Raw data:
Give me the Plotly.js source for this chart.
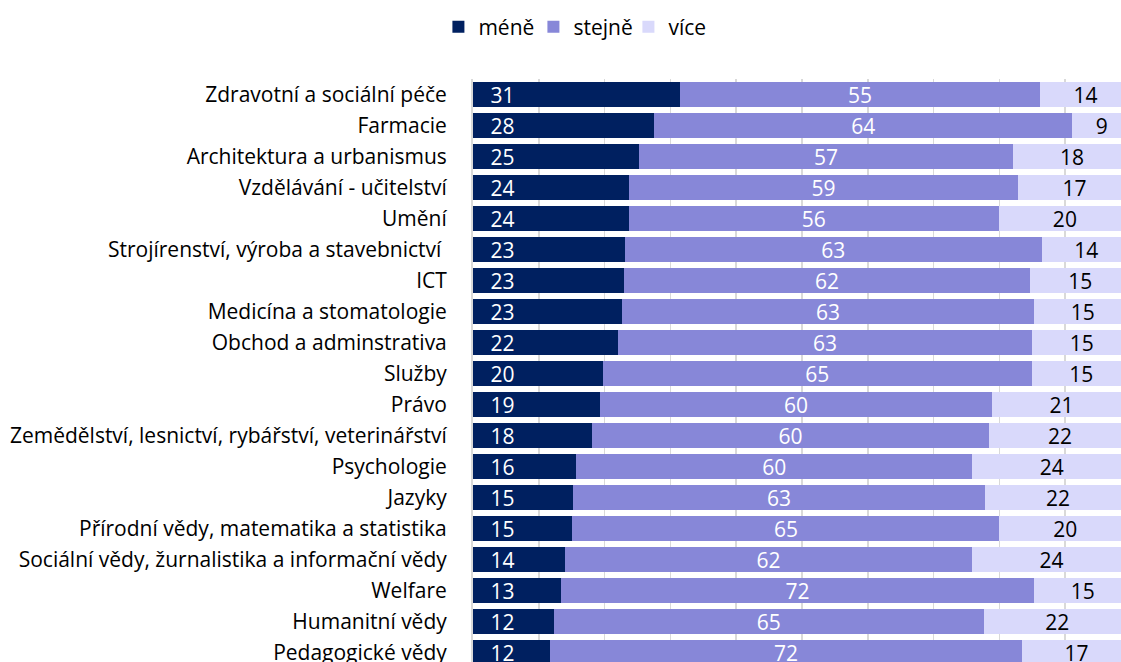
<!DOCTYPE html>
<html>
<head>
<meta charset="utf-8">
<script src="https://cdn.plot.ly/plotly-3.0.1.min.js"></script>
<style>
html, body { margin: 0; padding: 0; overflow: hidden; background: #fff; }
#chart { width: 1132px; height: 670px; }
</style>
</head>
<body>
<div id="chart"></div>
<script>
const categories = [
  "Zdravotní a sociální péče",
  "Farmacie",
  "Architektura a urbanismus",
  "Vzdělávání - učitelství",
  "Umění",
  "Strojírenství, výroba a stavebnictví ",
  "ICT",
  "Medicína a stomatologie",
  "Obchod a adminstrativa",
  "Služby",
  "Právo",
  "Zemědělství, lesnictví, rybářství, veterinářství",
  "Psychologie",
  "Jazyky",
  "Přírodní vědy, matematika a statistika",
  "Sociální vědy, žurnalistika a informační vědy",
  "Welfare",
  "Humanitní vědy",
  "Pedagogické vědy"
];
const mene   = [31.4, 27.5, 25.2, 23.7, 23.7, 23.1, 23.0, 22.6, 22.0, 19.7, 19.3, 18.1, 15.7, 15.2, 15.1, 14.0, 13.3, 12.3, 11.7];
const stejne = [54.8, 63.6, 56.9, 59.1, 56.2, 63.3, 61.6, 62.7, 63.0, 65.2, 59.6, 60.3, 60.2, 62.6, 64.9, 61.8, 72.0, 65.3, 71.7];
const vice   = [13.8,  8.9, 17.9, 17.2, 20.1, 13.6, 15.4, 14.7, 15.0, 15.1, 21.1, 21.6, 24.1, 22.2, 20.0, 24.2, 14.7, 22.4, 16.6];
const seriesNames = ["méně", "stejně", "více"];

const FONT = "'Open Sans', sans-serif";
const FS = 21;
const PAD = "\u00a0\u00a0\u2009";

const common = {
  type: "bar", orientation: "h", y: categories,
  textposition: "inside", textangle: 0, constraintext: "none", hoverinfo: "skip"
};

const traces = [
  Object.assign({}, common, {
    name: seriesNames[0], x: mene,
    marker: { color: "#002060" },
    texttemplate: PAD + "%{x:.0f}",
    insidetextanchor: "start",
    textfont: { color: "#ffffff", size: FS, family: FONT }
  }),
  Object.assign({}, common, {
    name: seriesNames[1], x: stejne,
    marker: { color: "#8787d8" },
    texttemplate: "%{x:.0f}",
    insidetextanchor: "middle",
    textfont: { color: "#ffffff", size: FS, family: FONT }
  }),
  Object.assign({}, common, {
    name: seriesNames[2], x: vice,
    marker: { color: "#d9d9fb" },
    texttemplate: "%{x:.0f}",
    insidetextanchor: "middle",
    textfont: { color: "#000000", size: FS, family: FONT }
  })
];

const layout = {
  width: 1132, height: 670,
  margin: { l: 473, r: 1, t: 79, b: 2, pad: 0 },
  barmode: "stack",
  bargap: 0.167,
  paper_bgcolor: "#ffffff",
  plot_bgcolor: "#ffffff",
  font: { family: FONT, size: FS, color: "#000000" },
  showlegend: true,
  legend: {
    orientation: "h", x: 0.164, xanchor: "center", y: 1.088, yanchor: "middle",
    font: { size: FS, family: FONT, color: "#000000" },
    traceorder: "normal", itemwidth: 30, entrywidth: 50, entrywidthmode: "pixels"
  },
  xaxis: {
    range: [0, 100], dtick: 10, tick0: 0,
    showgrid: true, gridcolor: "#d9d9d9", gridwidth: 1.5,
    zeroline: false, showticklabels: false, ticks: "", fixedrange: true
  },
  yaxis: {
    autorange: "reversed", type: "category",
    showline: true, linecolor: "#d9d9d9", linewidth: 2,
    ticks: "", ticklabelstandoff: 20,
    tickfont: { size: FS, family: FONT, color: "#000000" },
    showgrid: false, zeroline: false, fixedrange: true
  }
};

Plotly.newPlot("chart", traces, layout, { displayModeBar: false, staticPlot: true });
</script>
</body>
</html>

Task to complete:
Retype the whole listing exactly and leave the pictures out.

Written solution:
Give me the Plotly.js source for this chart.
<!DOCTYPE html>
<html>
<head>
<meta charset="utf-8">
<script src="https://cdn.plot.ly/plotly-3.0.1.min.js"></script>
<style>
html, body { margin: 0; padding: 0; overflow: hidden; background: #fff; }
#chart { width: 1132px; height: 670px; }
</style>
</head>
<body>
<div id="chart"></div>
<script>
const categories = [
  "Zdravotní a sociální péče",
  "Farmacie",
  "Architektura a urbanismus",
  "Vzdělávání - učitelství",
  "Umění",
  "Strojírenství, výroba a stavebnictví ",
  "ICT",
  "Medicína a stomatologie",
  "Obchod a adminstrativa",
  "Služby",
  "Právo",
  "Zemědělství, lesnictví, rybářství, veterinářství",
  "Psychologie",
  "Jazyky",
  "Přírodní vědy, matematika a statistika",
  "Sociální vědy, žurnalistika a informační vědy",
  "Welfare",
  "Humanitní vědy",
  "Pedagogické vědy"
];
const mene   = [31.4, 27.5, 25.2, 23.7, 23.7, 23.1, 23.0, 22.6, 22.0, 19.7, 19.3, 18.1, 15.7, 15.2, 15.1, 14.0, 13.3, 12.3, 11.7];
const stejne = [54.8, 63.6, 56.9, 59.1, 56.2, 63.3, 61.6, 62.7, 63.0, 65.2, 59.6, 60.3, 60.2, 62.6, 64.9, 61.8, 72.0, 65.3, 71.7];
const vice   = [13.8,  8.9, 17.9, 17.2, 20.1, 13.6, 15.4, 14.7, 15.0, 15.1, 21.1, 21.6, 24.1, 22.2, 20.0, 24.2, 14.7, 22.4, 16.6];
const seriesNames = ["méně", "stejně", "více"];

const FONT = "'Open Sans', sans-serif";
const FS = 21;
const PAD = "\u00a0\u00a0\u2009";

const common = {
  type: "bar", orientation: "h", y: categories,
  textposition: "inside", textangle: 0, constraintext: "none", hoverinfo: "skip"
};

const traces = [
  Object.assign({}, common, {
    name: seriesNames[0], x: mene,
    marker: { color: "#002060" },
    texttemplate: PAD + "%{x:.0f}",
    insidetextanchor: "start",
    textfont: { color: "#ffffff", size: FS, family: FONT }
  }),
  Object.assign({}, common, {
    name: seriesNames[1], x: stejne,
    marker: { color: "#8787d8" },
    texttemplate: "%{x:.0f}",
    insidetextanchor: "middle",
    textfont: { color: "#ffffff", size: FS, family: FONT }
  }),
  Object.assign({}, common, {
    name: seriesNames[2], x: vice,
    marker: { color: "#d9d9fb" },
    texttemplate: "%{x:.0f}",
    insidetextanchor: "middle",
    textfont: { color: "#000000", size: FS, family: FONT }
  })
];

const layout = {
  width: 1132, height: 670,
  margin: { l: 473, r: 1, t: 79, b: 2, pad: 0 },
  barmode: "stack",
  bargap: 0.167,
  paper_bgcolor: "#ffffff",
  plot_bgcolor: "#ffffff",
  font: { family: FONT, size: FS, color: "#000000" },
  showlegend: true,
  legend: {
    orientation: "h", x: 0.164, xanchor: "center", y: 1.088, yanchor: "middle",
    font: { size: FS, family: FONT, color: "#000000" },
    traceorder: "normal", itemwidth: 30, entrywidth: 50, entrywidthmode: "pixels"
  },
  xaxis: {
    range: [0, 100], dtick: 10, tick0: 0,
    showgrid: true, gridcolor: "#d9d9d9", gridwidth: 1.5,
    zeroline: false, showticklabels: false, ticks: "", fixedrange: true
  },
  yaxis: {
    autorange: "reversed", type: "category",
    showline: true, linecolor: "#d9d9d9", linewidth: 2,
    ticks: "", ticklabelstandoff: 20,
    tickfont: { size: FS, family: FONT, color: "#000000" },
    showgrid: false, zeroline: false, fixedrange: true
  }
};

Plotly.newPlot("chart", traces, layout, { displayModeBar: false, staticPlot: true });
</script>
</body>
</html>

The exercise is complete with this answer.